Nacho Libre

Will Blanton

With the recent history of Jack Black creating the “Jablinski Games” YouTube channel, proving that he’s still famous as a house hold name, (Earning 2.5 Million subscribers without providing any actual gaming content.) I’ve decided to go back to the year of 2006, and cover a movie that had Mr. Black nominated for multiple awards such as “Kid’s Choice Award for Favorite Male Movie Star” and “Teen Choice Award for Choice Movie Chemistry”. The wrestling movie that made me cringe, Nacho Libre.

It was released in the Summer of 2006 with a budget of $35 Million, and raked in $99.3 Million at the box office and it combined the charm of Jack Black with a topic that was at the peak of its popularity, Professional Wrestling. Nacho Libre was supposed to release the previous May but Paramount pushed it back to avoid it getting utterly buried by “X-Men: The Last Stand”. It showed conflict, romance, struggle and heartache. It felt like 4 weeks of pro wrestling booking slammed into a ninety-two minute movie. It had former CMLL (Consejo Mundial de Lucha Libre) World Heavyweight Champion Silver King playing the role of the villain Ramses, Mascarita Dorada II, famously known as “El Torito” as one of the “Midget Wrestlers” and Craig Williams, famously known as Human Tornado in the independent wrestling scene as El Snowflake making the wrestling look as authentic as possible. Even though steps were taken to not make it suck, it did just that.

At this point in time in my personal life, I was a HUGE fan of wrestling having been a fan for eleven years and actively involved with wrestling for three years. (Side Note: The first wrestling match I saw was Lawrence Taylor Vs. Bam Bam Bigelow, so technically I should have known what shit was from day one.) I’m under the assumption that if my personal history wasn’t deeply rooted in wrestling, the matches portrayed in the movie would have been a one-hundred percent turn around and I would have actually enjoyed the movie.

Even though it was insanely loose on the story of a real-life Mexican Catholic priest Fray Tormenta, the story itself wasn’t the problem.
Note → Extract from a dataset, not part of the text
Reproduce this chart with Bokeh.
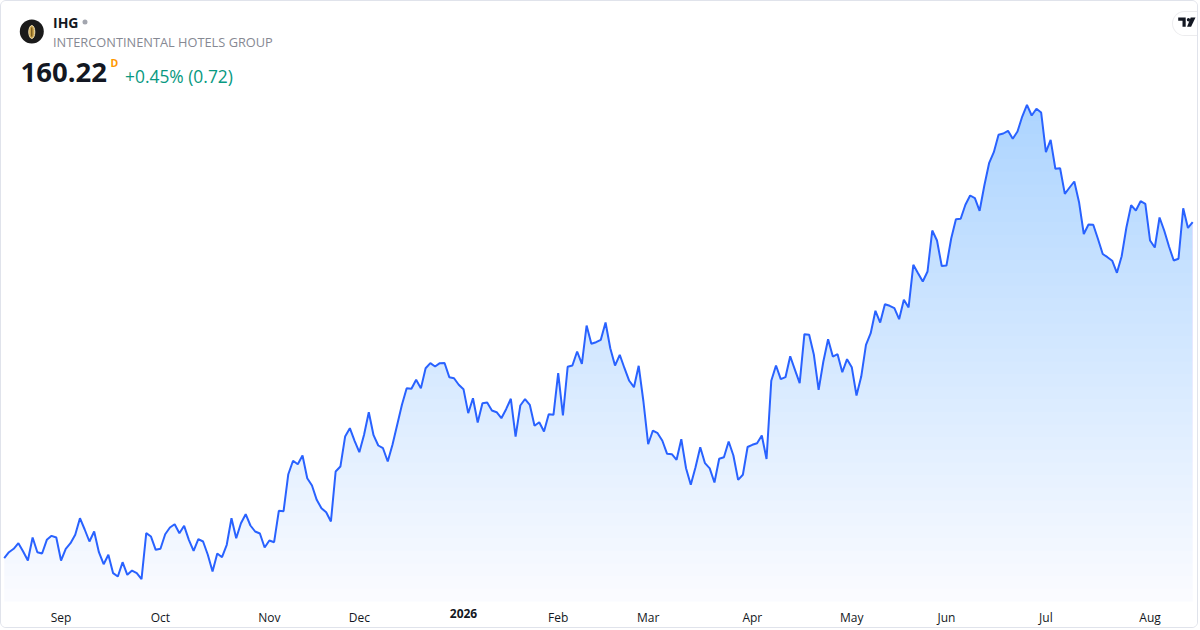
import numpy as np
from bokeh.plotting import figure
from bokeh.models import Label, FixedTicker, Range1d, BoxAnnotation, PolyAnnotation, ColumnDataSource
from bokeh.core.properties import value
from bokeh.embed import file_html
from bokeh.resources import INLINE

# ---------------- data ----------------
SYMBOL = "IHG"
COMPANY = "INTERCONTINENTAL HOTELS GROUP"
LAST_PRICE = "160.22"
INTERVAL = "D"
CHANGE_TEXT = "+0.45% (0.72)"

# daily closes, 14 Aug 2025 .. 14 Aug 2026 (trading days)
CLOSES = [
    118.22, 118.97, 119.40, 120.10, 119.06, 117.93, 120.81, 118.97, 118.81, 120.52,
    121.02, 120.81, 117.93, 119.40, 120.10, 121.15, 123.22, 121.81, 120.31, 121.56,
    118.97, 117.47, 118.65, 116.35, 115.93, 117.72, 116.15, 116.68, 116.35, 115.60,
    121.35, 120.93, 119.27, 119.40, 121.22, 122.06, 122.47, 121.35, 122.27, 120.52,
    119.15, 120.62, 120.31, 118.65, 116.56, 118.81, 118.35, 119.90, 123.22, 120.72,
    122.60, 123.72, 122.31, 121.56, 121.31, 119.56, 120.43, 120.22, 124.15, 124.10,
    128.72, 130.40, 129.97, 131.06, 128.22, 127.31, 125.52, 124.47, 123.97, 122.81,
    129.06, 129.68, 133.43, 134.47, 132.90, 131.47, 133.65, 136.47, 133.60, 132.31,
    131.97, 130.31, 132.40, 134.90, 137.40, 139.47, 139.40, 140.52, 139.45, 141.97,
    142.60, 142.18, 142.60, 142.62, 140.85, 140.72, 139.90, 139.35, 136.35, 138.22,
    135.18, 137.60, 137.68, 136.68, 136.47, 135.72, 136.85, 138.15, 133.43, 137.31,
    138.12, 137.40, 134.77, 135.22, 134.06, 136.22, 136.15, 141.35, 136.06, 142.15,
    142.31, 144.06, 142.52, 147.31, 145.02, 145.22, 145.52, 147.68, 144.47, 142.30,
    143.65, 141.97, 140.40, 139.60, 142.27, 137.81, 132.47, 134.18, 133.85, 132.90,
    131.27, 131.22, 130.52, 133.10, 129.47, 127.40, 129.60, 132.10, 130.10, 129.45,
    127.68, 130.65, 130.85, 132.81, 131.06, 128.02, 128.65, 132.12, 132.40, 132.60,
    133.56, 130.62, 140.40, 142.31, 140.60, 140.85, 143.47, 141.77, 140.10, 146.22,
    146.15, 143.65, 139.27, 142.81, 145.60, 143.43, 143.72, 141.47, 143.10, 142.10,
    138.56, 140.93, 144.90, 146.35, 149.15, 147.68, 149.97, 149.77, 149.47, 148.10,
    150.52, 149.56, 154.90, 153.85, 152.81, 154.06, 159.18, 157.93, 154.75, 154.81,
    158.18, 160.60, 160.65, 162.40, 163.56, 163.22, 161.65, 164.81, 167.60, 168.97,
    171.15, 171.31, 171.65, 170.65, 171.56, 173.43, 174.90, 173.56, 174.40, 173.93,
    168.97, 170.52, 166.90, 166.97, 163.77, 164.56, 165.31, 162.72, 158.75, 159.93,
    159.90, 158.12, 156.25, 155.85, 155.41, 153.90, 155.97, 159.56, 162.35, 161.68,
    162.85, 162.52, 157.93, 157.06, 160.81, 159.15, 157.18, 155.43, 155.65, 161.97,
    159.50, 160.22,
]

# bar index of the first trading day of each month, and its label
TICK_INDEX = [12, 33, 56, 75, 97, 117, 136, 158, 179, 199, 220, 242]
TICK_LABELS = ["Sep", "Oct", "Nov", "Dec", "2026", "Feb", "Mar", "Apr", "May", "Jun", "Jul", "Aug"]
YEAR_LABEL = "2026"

# ---------------- layout helpers ----------------
W, H = 1198, 628
PANE_H = 600
STANDOFF = 7
FONT = "Open Sans"
BLUE = "#2962ff"
INK = "#131722"

BAR_PX, BAR0_PX = 4.735, 2.7
Y_TOP, PX_PER_UNIT = 187.81, 8.0


def rx(px):
    return (px - BAR0_PX) / BAR_PX


def ry(py):
    return Y_TOP - py / PX_PER_UNIT


x_range = Range1d(rx(0), rx(W))
y_range = Range1d(ry(H), ry(0))

p = figure(width=W, height=H, x_range=x_range, y_range=y_range,
           output_backend="svg", toolbar_location=None, y_axis_location=None,
           min_border_left=0, min_border_right=0, min_border_top=0, min_border_bottom=0)
p.grid.visible = False
p.outline_line_color = None
p.background_fill_color = "white"
p.border_fill_color = "white"
p.styles = {"border": "1px solid #e0e3eb", "border-radius": "6px", "overflow": "hidden"}

x = np.arange(len(CLOSES), dtype=float)
y = np.array(CLOSES, dtype=float)
y0 = ry(PANE_H)


def clip_above(xv, yv, level):
    xs, ys = [], []
    for i in range(len(xv)):
        if i > 0:
            a, b = yv[i - 1] - level, yv[i] - level
            if a * b < 0:
                t = a / (a - b)
                xs.append(xv[i - 1] + t * (xv[i] - xv[i - 1]))
                ys.append(level)
        xs.append(xv[i])
        ys.append(max(yv[i], level))
    return np.array(xs), np.array(ys)


# gradient area: faint base + stacked translucent layers above rising levels
p.varea(x=x, y1=np.full_like(y, y0), y2=y, fill_color=BLUE, fill_alpha=0.025)
levels = np.linspace(y0, 176.0, 41)[1:-1]
for L in levels:
    xs, ys = clip_above(x, y, L)
    p.varea(x=xs, y1=np.full_like(ys, L), y2=ys, fill_color=BLUE, fill_alpha=0.0064)

src = ColumnDataSource(dict(x=x, close=y))
p.line("x", "close", source=src, line_color=BLUE, line_width=2)

# ---------------- x axis (time scale), drawn at the pane bottom ----------------
ax = p.xaxis[0]
ax.fixed_location = y0
ax.ticker = FixedTicker(ticks=TICK_INDEX)
ax.major_label_overrides = {i: ("" if lab == YEAR_LABEL else lab) for i, lab in zip(TICK_INDEX, TICK_LABELS)}
ax.axis_line_color = None
ax.major_tick_line_color = None
ax.minor_tick_line_color = None
ax.major_tick_out = 0
ax.major_tick_in = 0
ax.major_label_standoff = STANDOFF
ax.major_label_text_font = FONT
ax.major_label_text_font_size = "12px"
ax.major_label_text_color = INK

for i, lab in zip(TICK_INDEX, TICK_LABELS):
    if lab == YEAR_LABEL:
        p.add_layout(Label(x=i, y=ry(PANE_H + STANDOFF), text=lab, text_align="center",
                           text_baseline="top", text_font=FONT, text_font_size="12px",
                           text_font_style="bold", text_color=INK))

# ---------------- header ----------------
p.scatter([rx(30.3)], [ry(30)], size=24, marker="circle", fill_color="#1a1a1a", line_color=None)
p.ellipse([rx(30.3)], [ry(30.5)], width=6, height=13, width_units="screen", height_units="screen",
          fill_color="#c9a24a", line_color="#f3e3b5", line_width=1)
p.segment([rx(30.3)], [ry(26)], [rx(30.3)], [ry(35)], line_color="#5a4210", line_width=1)

p.add_layout(Label(x=rx(51.5), y=ry(20.5), text=SYMBOL, text_baseline="middle", text_font=FONT,
                   text_font_size="14px", text_font_style="bold", text_color=INK))
p.scatter([rx(83.5)], [ry(20.5)], size=5, marker="circle", fill_color="#a3a6af", line_color=None)
p.add_layout(Label(x=rx(51.5), y=ry(40), text=COMPANY, text_baseline="middle", text_font=FONT,
                   text_font_size="12.8px", text_color="#868993"))
p.add_layout(Label(x=rx(19), y=ry(71), text=LAST_PRICE, text_baseline="middle", text_font=FONT,
                   text_font_size="27.5px", text_font_style="bold", text_color=INK))
p.add_layout(Label(x=rx(109), y=ry(61.5), text=INTERVAL, text_baseline="middle", text_font=FONT,
                   text_font_size="10.5px", text_font_style="bold", text_color="#ff9800"))
p.add_layout(Label(x=rx(123.5), y=ry(74.5), text=CHANGE_TEXT, text_baseline="middle", text_font=FONT,
                   text_font_size="17.4px", text_color="#089981"))

# ---------------- TradingView badge ----------------
p.add_layout(BoxAnnotation(left=rx(1170.5), right=rx(1216), top=ry(9.5), bottom=ry(34.5),
                           fill_color="#9598a1", fill_alpha=0.18, line_color=None,
                           border_radius=13))
p.add_layout(BoxAnnotation(left=rx(1171.5), right=rx(1215), top=ry(10.5), bottom=ry(33.5),
                           fill_color="white", fill_alpha=1, line_color=None,
                           border_radius=12))
p.add_layout(PolyAnnotation(xs=[rx(1176.7), rx(1184.2), rx(1184.2), rx(1181), rx(1181), rx(1176.7)],
                            ys=[ry(16), ry(16), ry(25.3), ry(25.3), ry(19.3), ry(19.3)],
                            fill_color=INK, fill_alpha=1, line_color=None))
p.add_layout(BoxAnnotation(left=rx(1185.3), right=rx(1188.6), top=ry(16.6), bottom=ry(19.9),
                           fill_color=INK, fill_alpha=1, line_color=None, border_radius=2))
p.add_layout(PolyAnnotation(xs=[rx(1189.2), rx(1194), rx(1189.6), rx(1185.6)],
                            ys=[ry(16), ry(16), ry(25.3), ry(25.3)],
                            fill_color=INK, fill_alpha=1, line_color=None))

open("out.html", "w").write(file_html(p, INLINE))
Jack’s thick Mexican accent in the movie could be akin to a drunk man in a bar wearing a sombrero on Cinco De Mayo and it really took me out of the movie from the start. Why in the world they didn’t just cast an actual Mexican actor in this role is just a huge mind fuck to me. The casting of Silver King PROVED without a shadow of a doubt that they could cast well-known Lucha Libre stars for the starring role, however they wanted to milk the star power for what it’s worth. When doing research for this review, it turns out that Nickelodeon, and Paramount Pictures produced and distributed Nacho Libre. What. The. Fuck. At this point in time WWE Studios was in full force. By this time they released “The Scorpion King”, “The Rundown”, “Walking Tall” and “See No Evil” and they could have done WAY more than Nickelodeon could have done. Yes, they would have put in Rey Mysterio in the role instead, but at least it could have been WAY better.

As a wrestling fan this movie wasn’t all that great, but it wasn’t for me to begin with. Nickelodeon does well in the kids department, and I was 19 at the time the movie came out. I really shouldn’t have seen it to begin with. They provided what was, and is to this day, a safe PG wrestling movie that children can watch instead of what was a coin flip on if you were going to see blood on Monday or Thursday nights. If you have kids inside a wrestling house, I would strongly recommend this for the kids, however, sneak out to watch something on the WWE Network until the movie is over.